Your goal:
Only the lines from the one with "Reproduce this chart with matplotlib." to the one with "length=7, width=1.8, pad=8)", both included, should be output, without any images.

Data supplied:

(begin)

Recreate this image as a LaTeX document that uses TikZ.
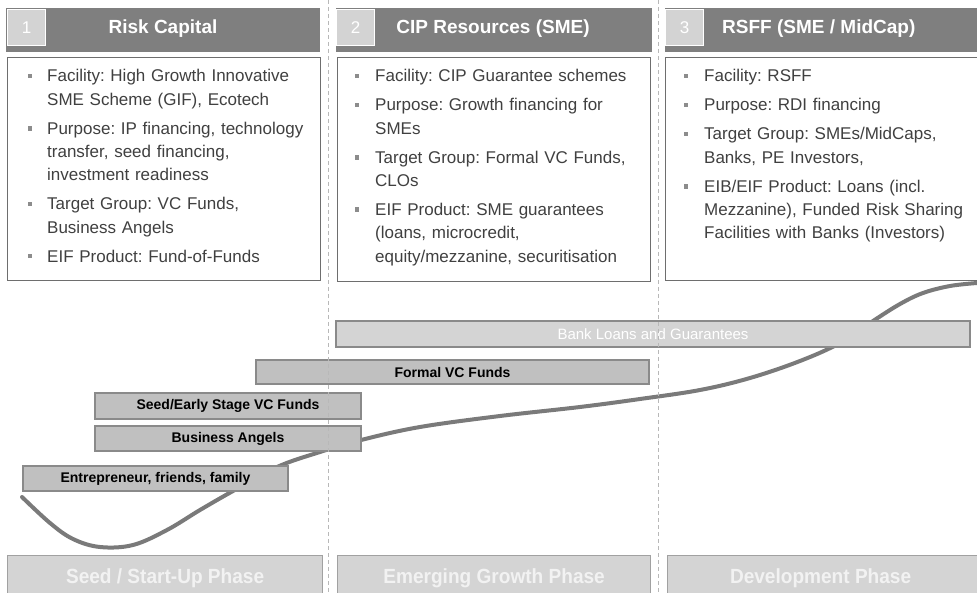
\documentclass[tikz,border=0pt]{standalone}
\usepackage{fontspec}
\setmainfont{Liberation Sans}
\newfontfamily\phasefont[FakeStretch=0.93]{Liberation Sans}
\definecolor{hdr}{HTML}{7F7F7F}
\definecolor{numsq}{HTML}{D3D3D3}
\definecolor{boxline}{HTML}{6E6E6E}
\definecolor{txt}{HTML}{404040}
\definecolor{bul}{HTML}{8C8C8C}
\definecolor{barfill}{HTML}{C0C0C0}
\definecolor{barline}{HTML}{8A8A8A}
\definecolor{lightbar}{HTML}{D4D4D4}
\definecolor{curvec}{HTML}{7A7A7A}
\definecolor{dashc}{HTML}{B8B8B8}
\definecolor{phasetxt}{HTML}{F2F2F2}
\frenchspacing
\begin{document}
\frenchspacing
\begin{tikzpicture}[x=1pt,y=-1pt,
  hdrbar/.style={fill=hdr, draw=none, anchor=north west, minimum height=44pt, inner sep=0},
  numbox/.style={fill=numsq, draw=white, line width=1.2pt, anchor=north west, minimum width=38pt, minimum height=36pt, inner sep=0, text=white, font=\fontsize{17}{19}\selectfont},
  hdrtitle/.style={text=white, inner sep=0, font=\fontsize{19}{22}\selectfont\bfseries},
  infobox/.style={draw=boxline, line width=1.4pt, fill=white, anchor=north west, inner sep=0},
  itemtxt/.style={anchor=base west, inner sep=0, text width=290pt, align=left, text=txt, font=\fontsize{17}{23.3}\selectfont\frenchspacing},
  bulletsq/.style={fill=bul, draw=none, minimum size=4.5pt, inner sep=0},
  fundbar/.style={fill=barfill, draw=barline, line width=1.2pt, inner sep=0, font=\fontsize{14}{16}\selectfont\bfseries, text=black},
  bankbar/.style={fill=lightbar, draw=barline, line width=1.2pt, inner sep=0, font=\fontsize{15}{17}\selectfont, text=white},
  phasebox/.style={fill=lightbar, draw=barline!80, line width=1.2pt, anchor=north west, inner sep=0, minimum height=46pt, text=phasetxt, font=\fontsize{20.5}{24}\selectfont\phasefont\bfseries},
  sep/.style={draw=dashc, line width=1pt, dash pattern=on 4pt off 3pt},
  growth/.style={draw=curvec, line width=4pt, line cap=round}
]
\useasboundingbox (0,0) rectangle (977,593);

% ---------- headers ----------
\node[hdrbar, minimum width=314pt] (h1) at (6,8) {};
\node[hdrbar, minimum width=316pt] (h2) at (336,8) {};
\node[hdrbar, minimum width=330pt] (h3) at (665,8) {};
\node[numbox] (n1) at (7,9) {1};
\node[numbox] (n2) at (336,9) {2};
\node[numbox] (n3) at (665,9) {3};
\node[hdrtitle] (t1) at (163,29) {Risk Capital};
\node[hdrtitle] (t2) at (493,29) {CIP Resources (SME)};
\node[hdrtitle, anchor=west] (t3) at (722,29) {RSFF (SME / MidCap)};

% ---------- info boxes ----------
\node[infobox, minimum width=313pt, minimum height=223pt] (box1) at (7,57) {};
\node[infobox, minimum width=313pt, minimum height=224pt] (box2) at (337,57) {};
\node[infobox, minimum width=330pt, minimum height=223pt] (box3) at (665,57) {};

% column 1
\node[bulletsq] (b1a) at (30,76) {};
\node[itemtxt] (i1a) at (47,82) {Facility: High Growth Innovative\\SME Scheme (GIF), Ecotech};
\node[bulletsq] (b1b) at (30,128.3) {};
\node[itemtxt] (i1b) at (47,134.3) {Purpose: IP financing, technology\\transfer, seed financing,\\investment readiness};
\node[bulletsq] (b1c) at (30,203.9) {};
\node[itemtxt] (i1c) at (47,209.9) {Target Group: VC Funds,\\Business Angels};
\node[bulletsq] (b1d) at (30,256.2) {};
\node[itemtxt] (i1d) at (47,262.2) {EIF Product: Fund-of-Funds};

% column 2
\node[bulletsq] (b2a) at (357,76) {};
\node[itemtxt] (i2a) at (375,82) {Facility: CIP Guarantee schemes};
\node[bulletsq] (b2b) at (357,105) {};
\node[itemtxt] (i2b) at (375,111) {Purpose: Growth financing for\\SMEs};
\node[bulletsq] (b2c) at (357,157.3) {};
\node[itemtxt] (i2c) at (375,163.3) {Target Group: Formal VC Funds,\\CLOs};
\node[bulletsq] (b2d) at (357,209.6) {};
\node[itemtxt] (i2d) at (375,215.6) {EIF Product: SME guarantees\\(loans, microcredit,\\equity/mezzanine, securitisation};

% column 3
\node[bulletsq] (b3a) at (686,76) {};
\node[itemtxt] (i3a) at (704,82) {Facility: RSFF};
\node[bulletsq] (b3b) at (686,105) {};
\node[itemtxt] (i3b) at (704,111) {Purpose: RDI financing};
\node[bulletsq] (b3c) at (686,134) {};
\node[itemtxt] (i3c) at (704,140) {Target Group: SMEs/MidCaps,\\Banks, PE Investors,};
\node[bulletsq] (b3d) at (686,186.3) {};
\node[itemtxt] (i3d) at (704,192.3) {EIB/EIF Product: Loans (incl.\\Mezzanine), Funded Risk Sharing\\Facilities with Banks (Investors)};

% ---------- growth curve ----------
\draw[growth] plot[smooth, tension=0.6] coordinates {
  (22,497) (50,523) (73,539) (100,547) (133,545) (167,530) (200,510)
  (233,491) (277,467) (320,452) (361,440) (420,427) (500,416)
  (580,407) (640,399) (700,390) (750,378) (800,361) (840,343)
  (873,321) (900,304) (923,293) (950,286) (977,283)};

% ---------- financing bars ----------
\node[bankbar, minimum width=634pt, minimum height=26pt] (bank) at (653,334) {Bank Loans and Guarantees};
\node[fundbar, minimum width=393pt, minimum height=24pt] (formal) at (452.5,372) {Formal VC Funds};
\node[fundbar, minimum width=266pt, minimum height=26pt] (seedvc) at (228,406) {Seed/Early Stage VC Funds};
\node[fundbar, minimum width=266pt, minimum height=25pt] (angels) at (228,438.5) {Business Angels};
\node[fundbar, minimum width=265pt, minimum height=25pt] (entre) at (155.5,478.5) {Entrepreneur, friends, family};

% ---------- phases ----------
\node[phasebox, minimum width=315pt] (p1) at (7,555) {Seed / Start-Up Phase};
\node[phasebox, minimum width=313pt] (p2) at (337,555) {Emerging Growth Phase};
\node[phasebox, minimum width=320pt] (p3) at (667,555) {\hspace*{-14pt}Development Phase};

% ---------- dashed separators ----------
\coordinate (s1t) at (328.5,0);
\coordinate (s1b) at (328.5,593);
\coordinate (s2t) at (658,0);
\coordinate (s2b) at (658,593);
\draw[sep] (s1t) -- (s1b);
\draw[sep] (s2t) -- (s2b);
\end{tikzpicture}
\end{document}
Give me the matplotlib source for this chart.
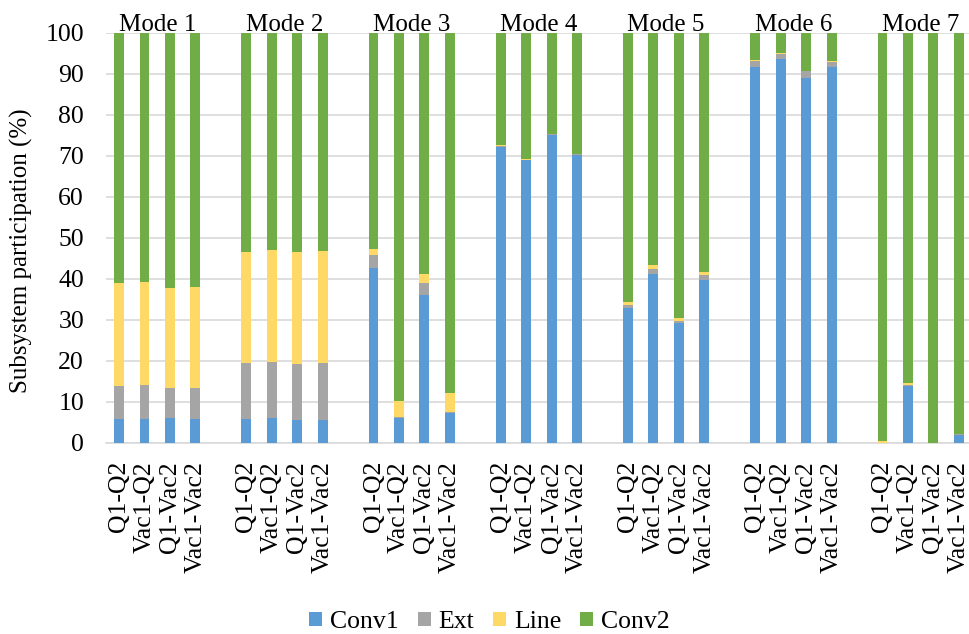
import numpy as np
import matplotlib
matplotlib.use('Agg')
import matplotlib.pyplot as plt

plt.rcParams['font.family'] = ['Liberation Serif', 'DejaVu Serif']

# Data
modes = ['Mode 1', 'Mode 2', 'Mode 3', 'Mode 4', 'Mode 5', 'Mode 6', 'Mode 7']
cases = ['Q1-Q2', 'Vac1-Q2', 'Q1-Vac2', 'Vac1-Vac2']

conv1 = [5.9, 5.9, 6.2, 5.9,
         5.9, 6.2, 5.5, 5.7,
         42.7, 6.1, 36.0, 7.3,
         72.3, 68.9, 75.0, 70.3,
         32.8, 41.2, 29.3, 39.8,
         91.8, 93.7, 89.1, 91.8,
         0.0, 14.0, 0.0, 1.9]
ext = [7.9, 8.2, 7.2, 7.5,
       13.7, 13.6, 13.8, 13.9,
       3.1, 0.2, 2.9, 0.2,
       0.2, 0.1, 0.3, 0.2,
       0.9, 1.3, 0.5, 1.2,
       1.4, 1.2, 1.6, 1.2,
       0.0, 0.2, 0.0, 0.2]
line = [25.1, 25.1, 24.4, 24.6,
        27.1, 27.2, 27.3, 27.2,
        1.5, 4.0, 2.2, 4.8,
        0.1, 0.2, 0.1, 0.1,
        0.7, 0.8, 0.6, 0.7,
        0.1, 0.1, 0.1, 0.1,
        0.4, 0.4, 0.1, 0.0]

conv1 = np.array(conv1)
ext = np.array(ext)
line = np.array(line)
conv2 = 100 - conv1 - ext - line

colors = {'Conv1': '#5B9BD5', 'Ext': '#A5A5A5', 'Line': '#FFD966', 'Conv2': '#70AD47'}

# x positions: 4 bars per mode, one empty slot between modes
n_case = len(cases)
x = np.array([m * (n_case + 1) + j for m in range(len(modes)) for j in range(n_case)])
labels = cases * len(modes)

fig = plt.figure(figsize=(9.69, 6.34), dpi=100)
ax = fig.add_axes([0.1097, 0.3013, 0.8903, 0.6467])

w = 0.39
bottom = np.zeros(len(x))
for name, vals in [('Conv1', conv1), ('Ext', ext), ('Line', line), ('Conv2', conv2)]:
    ax.bar(x, vals, w, bottom=bottom, color=colors[name], label=name, zorder=3)
    bottom += vals

ax.set_ylim(0, 100)
ax.set_xlim(-0.5, 33.4)
ax.set_yticks(np.arange(0, 101, 10))
ax.yaxis.grid(True, color='#D9D9D9', linewidth=1.2, zorder=0)
ax.set_axisbelow(True)
for s in ['top', 'right', 'left']:
    ax.spines[s].set_visible(False)
ax.spines['bottom'].set_color('#D9D9D9')
ax.spines['bottom'].set_linewidth(1.2)

ax.set_xticks(x)
ax.set_xticklabels(labels, rotation=90, fontsize=18.5)
ax.tick_params(axis='x', length=0, pad=13)
ax.tick_params(axis='y', length=0, pad=16, labelsize=18.5)
ax.set_ylabel('Subsystem participation (%)', fontsize=18)
ax.yaxis.set_label_coords(-0.085, 0.47)

for m, name in enumerate(modes):
    cx = m * (n_case + 1) + (n_case - 1) / 2
    ax.text(cx, 100.4, name, ha='center', va='baseline', fontsize=18)

fig.legend(loc='lower center', bbox_to_anchor=(0.505, -0.035), ncol=4, frameon=False,
           fontsize=18.5, handlelength=0.5, handleheight=0.5, handletextpad=0.3,
           columnspacing=0.75)

fig.savefig('out.png', dpi=100)
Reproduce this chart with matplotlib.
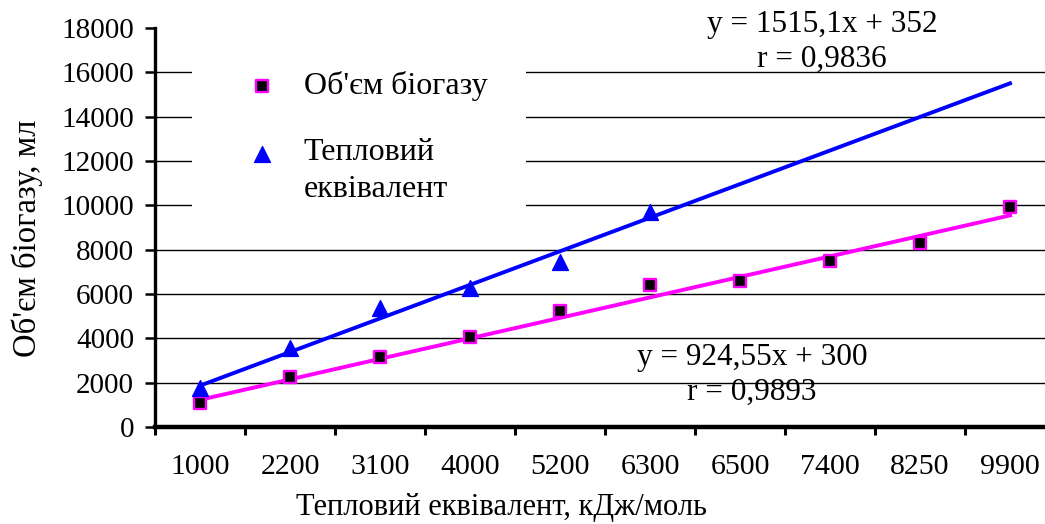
import matplotlib.pyplot as plt
import numpy as np

plt.rcParams['font.family'] = ['Liberation Serif', 'DejaVu Serif']

# data
categories = ["1000", "2200", "3100", "4000", "5200", "6300", "6500", "7400", "8250", "9900"]
biogas = [1080, 2250, 3160, 4060, 5230, 6400, 6590, 7490, 8300, 9920]
heat = [1760, 3560, 5370, 6270, 7440, 9700]
fit_biogas = (924.55, 300)
fit_heat = (1515.1, 352)

x = np.arange(1, len(categories) + 1)
xh = x[:len(heat)]

fig = plt.figure(figsize=(10.45, 5.24), dpi=100)
ax = fig.add_axes([155 / 1045, 97 / 524, 900 / 1045, 399 / 524])

# trend lines
ax.plot(x, fit_heat[0] * x + fit_heat[1], color='#0000ff', lw=2.8, zorder=2)
ax.plot(x, fit_biogas[0] * x + fit_biogas[1], color='#ff00ff', lw=2.8, zorder=2)

# points
sq = ax.scatter(x, biogas, marker='s', s=80, facecolor='black', edgecolor='#ff00ff',
                linewidth=1.7, zorder=3, label="Об'єм біогазу")
tr = ax.scatter(xh, heat, marker='^', s=130, color='#0000ff', zorder=3,
                label="Тепловий\nеквівалент")

ax.set_xlim(0.5, 10.5)
ax.set_ylim(0, 18000)
ax.set_yticks(np.arange(0, 18001, 2000))
ax.tick_params(axis='y', labelsize=21, length=7, width=1.8, pad=8)

# ticks between categories, labels in the middle
ax.set_xticks(np.arange(0.5, 10.6, 1))
ax.set_xticklabels([])
ax.set_xticks(x, minor=True)
ax.set_xticklabels(categories, minor=True)
ax.tick_params(axis='x', which='major', length=6, width=2.2, direction='out')
ax.tick_params(axis='x', which='minor', length=0, labelsize=21.5, pad=19.5)

ax.yaxis.grid(True, color='black', lw=1)
ax.set_axisbelow(True)
ax.get_ygridlines()[-1].set_visible(False)
ax.get_ygridlines()[0].set_visible(False)

for s in ['top', 'right']:
    ax.spines[s].set_visible(False)
ax.spines['left'].set_linewidth(2.4)
ax.spines['bottom'].set_linewidth(3.2)

ax.set_ylabel("Об'єм біогазу, мл", fontsize=23.5, va='center')
ax.yaxis.set_label_coords((27 - 155) / 900, (427 - 238) / 399)
ax.set_xlabel("Тепловий еквівалент, кДж/моль", fontsize=22, va='center')
ax.xaxis.set_label_coords((501 - 155) / 900, (427 - 507) / 399)

leg = ax.legend(handles=[sq, tr], loc='upper left',
                bbox_to_anchor=(192 / 1045, 1 - 33 / 524), bbox_transform=fig.transFigure,
                borderaxespad=0, fontsize=23, frameon=True, facecolor='white',
                edgecolor='white', framealpha=1, handlelength=2.0, handletextpad=0.3,
                labelspacing=1.15, borderpad=1.2)
leg.get_frame().set_linewidth(0)
for t in leg.get_texts():
    t.set_linespacing(1.38)
# put the triangle next to the first line of its two-line label
h = leg.legend_handles[1]
offs = h.get_offsets().copy()
offs[:, 1] += 14
h.set_offsets(offs)

ax.text(822 / 1045, 1 - 42 / 524, "y = 1515,1x + 352\nr = 0,9836", transform=fig.transFigure,
        ha='center', va='center', fontsize=22.5, linespacing=1.28)
ax.text(752 / 1045, 1 - 375 / 524, "y = 924,55x + 300\nr = 0,9893", transform=fig.transFigure,
        ha='center', va='center', fontsize=22.5, linespacing=1.28)

fig.savefig('out.png', dpi=100)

(end)

Task response:
Reproduce this chart with matplotlib.
import matplotlib.pyplot as plt
import numpy as np

plt.rcParams['font.family'] = ['Liberation Serif', 'DejaVu Serif']

# data
categories = ["1000", "2200", "3100", "4000", "5200", "6300", "6500", "7400", "8250", "9900"]
biogas = [1080, 2250, 3160, 4060, 5230, 6400, 6590, 7490, 8300, 9920]
heat = [1760, 3560, 5370, 6270, 7440, 9700]
fit_biogas = (924.55, 300)
fit_heat = (1515.1, 352)

x = np.arange(1, len(categories) + 1)
xh = x[:len(heat)]

fig = plt.figure(figsize=(10.45, 5.24), dpi=100)
ax = fig.add_axes([155 / 1045, 97 / 524, 900 / 1045, 399 / 524])

# trend lines
ax.plot(x, fit_heat[0] * x + fit_heat[1], color='#0000ff', lw=2.8, zorder=2)
ax.plot(x, fit_biogas[0] * x + fit_biogas[1], color='#ff00ff', lw=2.8, zorder=2)

# points
sq = ax.scatter(x, biogas, marker='s', s=80, facecolor='black', edgecolor='#ff00ff',
                linewidth=1.7, zorder=3, label="Об'єм біогазу")
tr = ax.scatter(xh, heat, marker='^', s=130, color='#0000ff', zorder=3,
                label="Тепловий\nеквівалент")

ax.set_xlim(0.5, 10.5)
ax.set_ylim(0, 18000)
ax.set_yticks(np.arange(0, 18001, 2000))
ax.tick_params(axis='y', labelsize=21, length=7, width=1.8, pad=8)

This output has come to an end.